On December 4, 2015, Nessa wrote, Congratulations to everyone who finished NaNoWriMo! My sister and my best friend’s brother encouraged me to do it this year, and I said I’d try, but it was really only a half-hearted attempt. I ended up with a measly 2,900 words instead of 50,000. :/ I think my biggest problem (besides schoolwork, and all the time-destroying other things I have to get done) is that I’m a perfectionist. I don’t really have an “inner critic,” exactly–I’ve read some less-than-stellar books before, and I figure if people like them, they’ll like mine–but whenever I write something, I always think, “It doesn’t sound quite right,” so I re-phrase it… and re-phrase it… and rephrase it. Getting 350 words in a day is basically a miracle. Anyone have any tips on how I can handle my debilitating writing perfectionism? (Seriously, it took me about an hour just to write this comment…)

Lots of you chimed in.

NPennyworth: I think the only way to do this is remembering that nobody can manage to churn out a 50K word story perfectly on the first try. You may need to take a step back and remind yourself that you can fix it later, but you can’t fix the story if you haven’t written enough of it.

Melissa Mead: I can’t remember where I saw this, who told me, but one writer said that rough drafts are basically putting clay on a wheel. You just pile clay/words on. It’s SUPPOSED to be a big messy lump. Then, when you get to an ending, you shape it into something beautiful.

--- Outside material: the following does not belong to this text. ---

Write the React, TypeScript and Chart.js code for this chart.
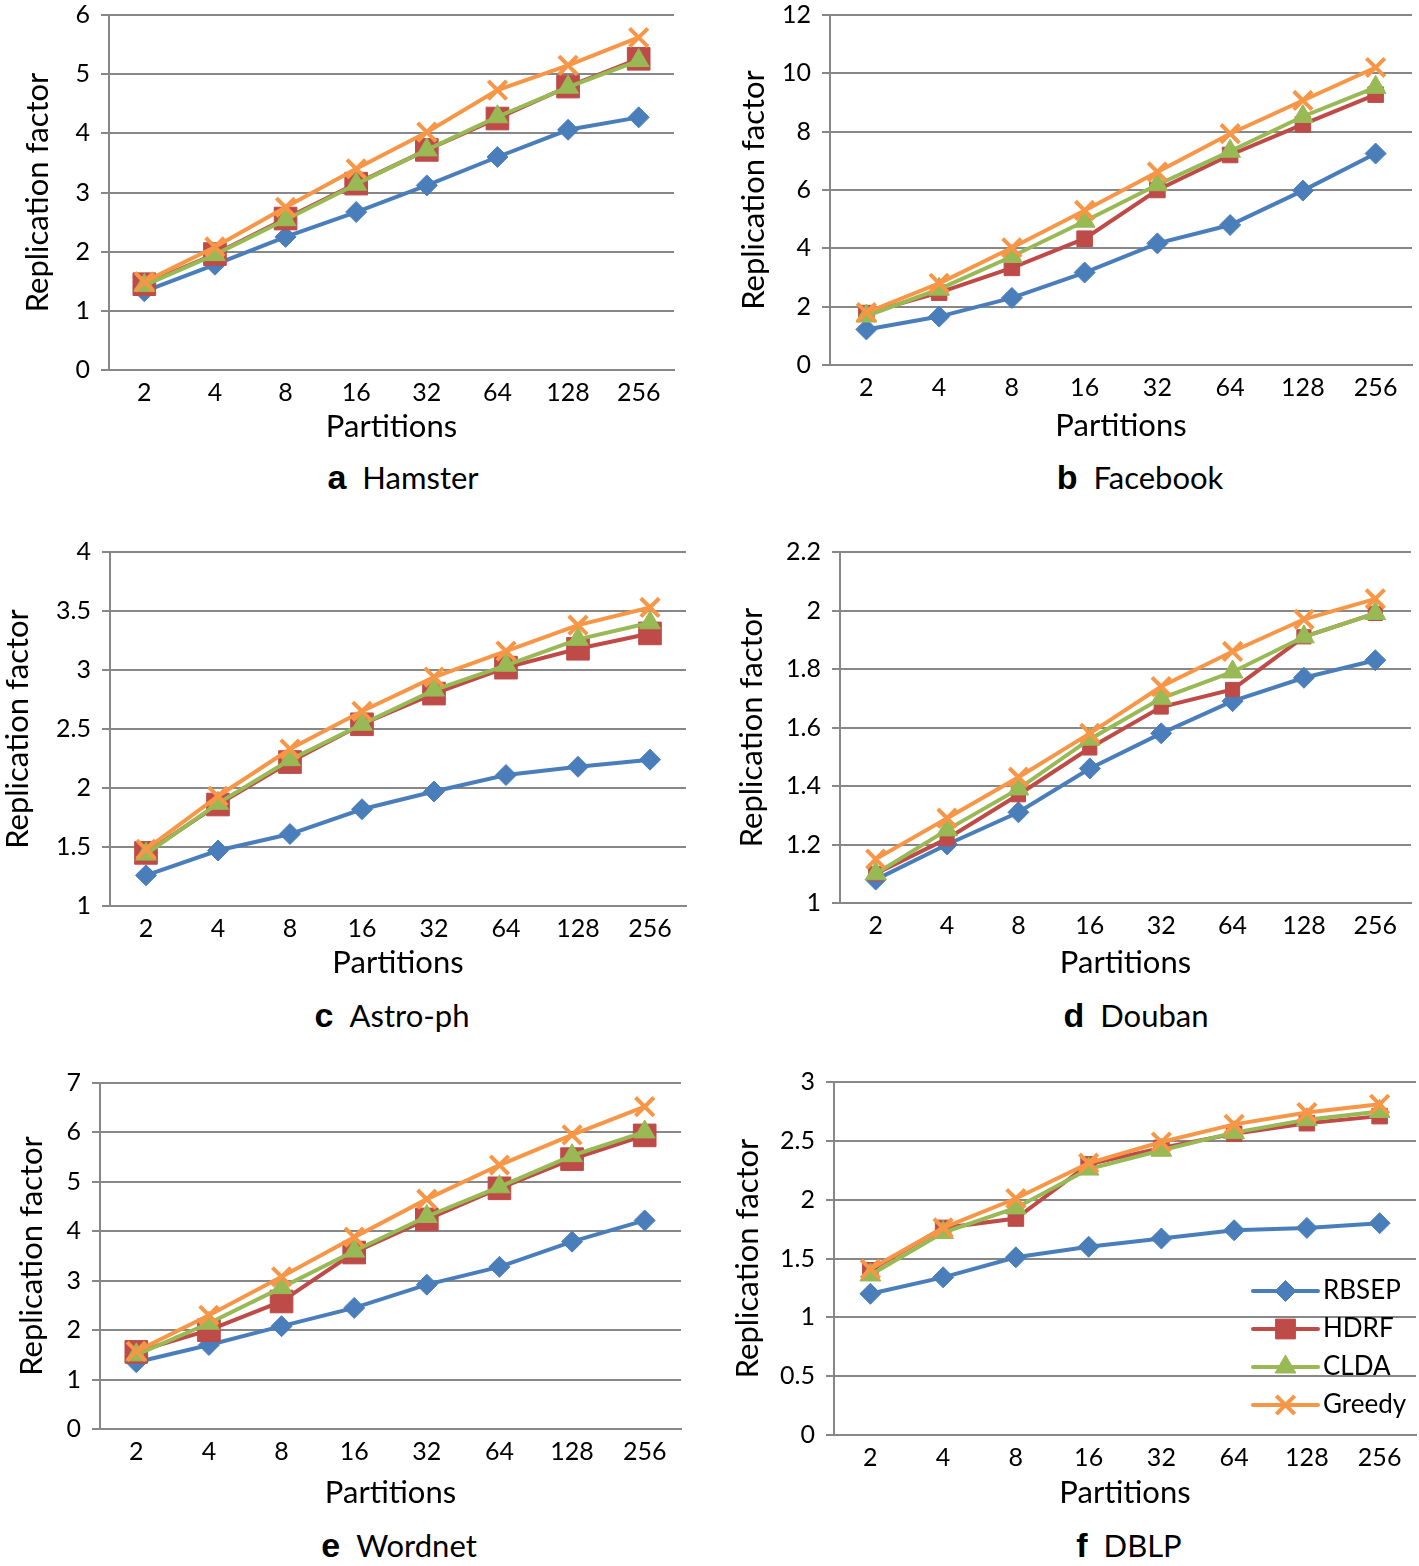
import React, { useEffect, useRef } from 'react';
import { Chart, registerables } from 'chart.js';
import { drawPoint } from 'chart.js/helpers';

Chart.register(...registerables);

// ---------- data ----------
const partitions = ['2', '4', '8', '16', '32', '64', '128', '256'];
const seriesNames = ['RBSEP', 'HDRF', 'CLDA', 'Greedy'];

const hamsterRBSEP = [1.33, 1.78, 2.25, 2.67, 3.12, 3.6, 4.06, 4.27];
const hamsterHDRF = [1.45, 1.96, 2.56, 3.15, 3.72, 4.25, 4.79, 5.26];
const hamsterCLDA = [1.43, 1.95, 2.54, 3.14, 3.72, 4.28, 4.78, 5.23];
const hamsterGreedy = [1.49, 2.08, 2.75, 3.4, 4.02, 4.73, 5.15, 5.62];

const facebookRBSEP = [1.22, 1.66, 2.3, 3.17, 4.17, 4.8, 5.98, 7.25];
const facebookHDRF = [1.78, 2.48, 3.33, 4.33, 6.0, 7.2, 8.25, 9.27];
const facebookCLDA = [1.68, 2.6, 3.72, 4.93, 6.18, 7.33, 8.52, 9.52];
const facebookGreedy = [1.8, 2.8, 4.02, 5.3, 6.62, 7.93, 9.07, 10.2];

const astroRBSEP = [1.26, 1.47, 1.61, 1.82, 1.97, 2.11, 2.18, 2.24];
const astroHDRF = [1.45, 1.86, 2.22, 2.54, 2.8, 3.02, 3.18, 3.31];
const astroCLDA = [1.44, 1.87, 2.24, 2.54, 2.83, 3.04, 3.26, 3.4];
const astroGreedy = [1.48, 1.93, 2.33, 2.65, 2.94, 3.16, 3.38, 3.53];

const doubanRBSEP = [1.08, 1.2, 1.31, 1.46, 1.58, 1.69, 1.77, 1.83];
const doubanHDRF = [1.1, 1.22, 1.37, 1.53, 1.67, 1.73, 1.91, 1.99];
const doubanCLDA = [1.1, 1.25, 1.39, 1.56, 1.7, 1.79, 1.91, 1.99];
const doubanGreedy = [1.15, 1.29, 1.43, 1.58, 1.74, 1.86, 1.97, 2.04];

const wordnetRBSEP = [1.35, 1.7, 2.08, 2.45, 2.92, 3.28, 3.79, 4.22];
const wordnetHDRF = [1.56, 2.0, 2.58, 3.57, 4.24, 4.87, 5.46, 5.94];
const wordnetCLDA = [1.5, 2.14, 2.86, 3.6, 4.3, 4.9, 5.53, 6.01];
const wordnetGreedy = [1.57, 2.3, 3.08, 3.88, 4.65, 5.34, 5.95, 6.52];

const dblpRBSEP = [1.2, 1.34, 1.51, 1.6, 1.67, 1.74, 1.76, 1.8];
const dblpHDRF = [1.4, 1.76, 1.84, 2.3, 2.44, 2.56, 2.65, 2.71];
const dblpCLDA = [1.36, 1.72, 1.93, 2.26, 2.42, 2.57, 2.68, 2.75];
const dblpGreedy = [1.41, 1.76, 2.01, 2.31, 2.49, 2.64, 2.74, 2.81];

// y-axis ranges [min, max, step]
const hamsterRange = [0, 6, 1];
const facebookRange = [0, 12, 2];
const astroRange = [1, 4, 0.5];
const doubanRange = [1, 2.2, 0.2];
const wordnetRange = [0, 7, 1];
const dblpRange = [0, 3, 0.5];

// ---------- styles / layout ----------
const FONT = 'Lato, "Open Sans", sans-serif';
const GRID = '#878787';
const TICK_SIZE = 25;
const TITLE_SIZE = 31;
const seriesStyles = [
  { color: '#4A7EBB', pointStyle: 'rectRot', radius: 10.5, pbw: 1 },
  { color: '#BE4B48', pointStyle: 'rect', radius: 14, pbw: 1 },
  { color: '#98B954', pointStyle: 'triangle', radius: 12, pbw: 1 },
  { color: '#F79646', pointStyle: 'crossRot', radius: 13, pbw: 4 },
];

const YW = 110; // y-axis box width
const XH = 80; // x-axis box height
const PT = 16; // top padding
const PR = 3; // right padding

type Cfg = {
  letter: string;
  name: string;
  series: number[][];
  range: number[];
  L: number; R: number; T: number; B: number;
  yTitleX: number; xTitleY: number;
  sq: number;
  capX: number; capY: number;
  legend?: boolean;
};

const charts: Cfg[] = [
  { letter: 'a', name: 'Hamster', series: [hamsterRBSEP, hamsterHDRF, hamsterCLDA, hamsterGreedy], range: hamsterRange,
    L: 109, R: 674, T: 15, B: 370, yTitleX: 38, xTitleY: 427, sq: 16, capX: 403, capY: 477 },
  { letter: 'b', name: 'Facebook', series: [facebookRBSEP, facebookHDRF, facebookCLDA, facebookGreedy], range: facebookRange,
    L: 830, R: 1412, T: 15, B: 365, yTitleX: 754, xTitleY: 426, sq: 11, capX: 1140, capY: 477 },
  { letter: 'c', name: 'Astro-ph', series: [astroRBSEP, astroHDRF, astroCLDA, astroGreedy], range: astroRange,
    L: 110, R: 686, T: 552, B: 906, yTitleX: 18, xTitleY: 963, sq: 16, capX: 392, capY: 1015 },
  { letter: 'd', name: 'Douban', series: [doubanRBSEP, doubanHDRF, doubanCLDA, doubanGreedy], range: doubanRange,
    L: 840, R: 1411, T: 552, B: 903, yTitleX: 752, xTitleY: 963, sq: 10, capX: 1136, capY: 1015 },
  { letter: 'e', name: 'Wordnet', series: [wordnetRBSEP, wordnetHDRF, wordnetCLDA, wordnetGreedy], range: wordnetRange,
    L: 100, R: 681, T: 1083, B: 1429, yTitleX: 32, xTitleY: 1493, sq: 16, capX: 399, capY: 1545 },
  { letter: 'f', name: 'DBLP', series: [dblpRBSEP, dblpHDRF, dblpCLDA, dblpGreedy], range: dblpRange,
    L: 834, R: 1416, T: 1082, B: 1435, yTitleX: 748, xTitleY: 1493, sq: 11, capX: 1129, capY: 1545, legend: true },
];

const legendYOffsets = [144, 106, 68, 30];

const insideLegend = {
  id: 'insideLegend',
  afterDatasetsDraw(chart: any) {
    const { ctx, chartArea } = chart;
    const x1 = chartArea.right - 163;
    const x2 = chartArea.right - 98;
    seriesNames.forEach((name, i) => {
      const st = seriesStyles[i];
      const y = chartArea.bottom - legendYOffsets[i];
      ctx.save();
      ctx.strokeStyle = st.color;
      ctx.lineWidth = 4;
      ctx.lineCap = 'round';
      ctx.beginPath();
      ctx.moveTo(x1, y);
      ctx.lineTo(x2, y);
      ctx.stroke();
      ctx.fillStyle = st.color;
      ctx.lineWidth = st.pbw;
      ctx.lineCap = 'butt';
      drawPoint(ctx, { pointStyle: st.pointStyle, radius: st.radius, rotation: 0, borderWidth: st.pbw } as any, (x1 + x2) / 2, y);
      ctx.fillStyle = '#000';
      ctx.font = `26px ${FONT}`;
      ctx.textBaseline = 'middle';
      ctx.textAlign = 'left';
      ctx.fillText(name, chartArea.right - 93, y);
      ctx.restore();
    });
  },
};

const zeroPad = (s: any) => {
  s.paddingLeft = 0;
  s.paddingRight = 0;
  s.paddingTop = 0;
  s.paddingBottom = 0;
};

function LineChart({ cfg }: { cfg: Cfg }) {
  const ref = useRef<HTMLCanvasElement>(null);
  const left = cfg.L - YW;
  const top = cfg.T - PT;
  const width = cfg.R + PR - left;
  const height = cfg.B + XH - top;

  useEffect(() => {
    if (!ref.current) return;
    const titleLH = TITLE_SIZE * 1.2;
    const chart = new Chart(ref.current, {
      type: 'line',
      data: {
        labels: partitions,
        datasets: cfg.series.map((vals, i) => {
          const st = seriesStyles[i];
          const r = i === 1 ? cfg.sq : st.radius;
          return {
            label: seriesNames[i],
            data: vals,
            borderColor: st.color,
            backgroundColor: st.color,
            borderWidth: 4,
            tension: 0,
            pointStyle: st.pointStyle as any,
            pointRadius: r,
            pointHoverRadius: r,
            pointBorderWidth: st.pbw,
            pointHoverBorderWidth: st.pbw,
            pointBorderColor: st.color,
            pointBackgroundColor: st.color,
            order: 4 - i,
          };
        }),
      },
      options: {
        responsive: false,
        animation: false,
        events: [],
        layout: { autoPadding: false, padding: { top: PT, right: PR, left: 0, bottom: 0 } },
        plugins: { legend: { display: false }, tooltip: { enabled: false } },
        scales: {
          x: {
            type: 'category',
            offset: true,
            grid: { display: false, drawTicks: false },
            border: { display: true, color: GRID, width: 2 },
            ticks: { color: '#000', font: { family: FONT, size: TICK_SIZE }, padding: 8, maxRotation: 0, autoSkip: false },
            title: {
              display: true,
              text: 'Partitions',
              color: '#000',
              font: { family: FONT, size: TITLE_SIZE, lineHeight: 1.2 },
              padding: { top: 0, bottom: XH - titleLH / 2 - (cfg.xTitleY - cfg.B) },
            },
            afterFit: (s: any) => {
              s.height = XH;
              zeroPad(s);
            },
          },
          y: {
            type: 'linear',
            min: cfg.range[0],
            max: cfg.range[1],
            grid: { color: GRID, lineWidth: 2, drawTicks: true, tickLength: 8, tickColor: GRID, tickWidth: 2 },
            border: { display: true, color: GRID, width: 2 },
            ticks: {
              stepSize: cfg.range[2],
              color: '#000',
              font: { family: FONT, size: TICK_SIZE },
              padding: 11,
              callback: (v: any) => String(Math.round(Number(v) * 100) / 100),
            },
            title: {
              display: true,
              text: 'Replication factor',
              color: '#000',
              font: { family: FONT, size: TITLE_SIZE, lineHeight: 1.2 },
              padding: { top: cfg.yTitleX - left - titleLH / 2, bottom: 0 },
            },
            afterFit: (s: any) => {
              s.width = YW;
              zeroPad(s);
            },
          },
        },
      },
      plugins: cfg.legend ? [insideLegend] : [],
    } as any);
    return () => chart.destroy();
  }, [cfg]);

  return (
    <canvas
      ref={ref}
      width={width}
      height={height}
      style={{ position: 'absolute', left, top, width, height }}
    />
  );
}

export default function App() {
  return (
    <div style={{ position: 'absolute', left: 0, top: 0, width: 1419, height: 1566, background: '#fff', overflow: 'hidden' }}>
      {charts.map((c) => (
        <React.Fragment key={c.letter}>
          <LineChart cfg={c} />
          <div
            style={{
              position: 'absolute',
              left: c.capX,
              top: c.capY - 20,
              height: 40,
              lineHeight: '40px',
              transform: 'translateX(-50%)',
              whiteSpace: 'nowrap',
              color: '#000',
            }}
          >
            <span style={{ fontFamily: '"Liberation Sans", Arial, sans-serif', fontWeight: 'bold', fontSize: 34 }}>{c.letter}</span>
            <span style={{ fontFamily: FONT, fontSize: 31, marginLeft: 16 }}>{c.name}</span>
          </div>
        </React.Fragment>
      ))}
    </div>
  );
}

Kitty: I feel you. I had the exact same problem until I discovered the various word crawls on the NaNo forums. They are super fun and addicting, and I found myself sprinting a couple thousand words a day and enjoying it. My fav is the Harry Potter one: (, but there are plenty of others, from pirate themed to NaNo themed, to Mean Girls themed. The full list of those, and other activities, is here: ( Maybe try one of those next year, or even just whenever you want to write. When you’re focusing on getting words down so that you can progress to the next “level” of the game, you’ll find yourself focusing less on the quality of the words, and instead on the quantity, which is essentially what NaNo is about. Also, the timed word sprints really help get your pulse and mind racing, so that you’re thinking less and writing more. Especially the fifty-headed-hydra. You won’t have time to even think for that one. They are incredibly fun and addicting, and got me out of a rather large word count hole that I dug for myself after the second week.

That being said, just because you didn’t meet the official word count goal and “win” doesn’t mean that you aren’t a winner. You wrote 2,900 words, which is 2,900 words more than you had at the beginning of the month. You developed a consistent habit of writing, and that’s something you should be very, very proud of. This pep talk ( and this blog post ( say so themselves. So celebrate! You’ve still accomplished a remarkable feat, and you should be extremely proud of yourself.

One more tip: If you’re under 16 right now, and if you decide to do this next year, you might want to consider joining the Young Writers Program ( instead of the normal NaNoWriMo. It lets you set your word count goal instead of the default 50,000. That might help you finish and officially “win” a bit easier if you’re super busy.

Ann: I have this exact problem, so I tried handwriting for a bit instead of typing on a computer. It’s so easy to go back and fix things on word processing, I think it magnifies the problem somewhat. It didn’t work out for the long term for me, and I think of it as a temporary fix, but as an exercise in not ending up reworking the same page over and over, it really helped me. (Try it in pen if you’re feeling brave).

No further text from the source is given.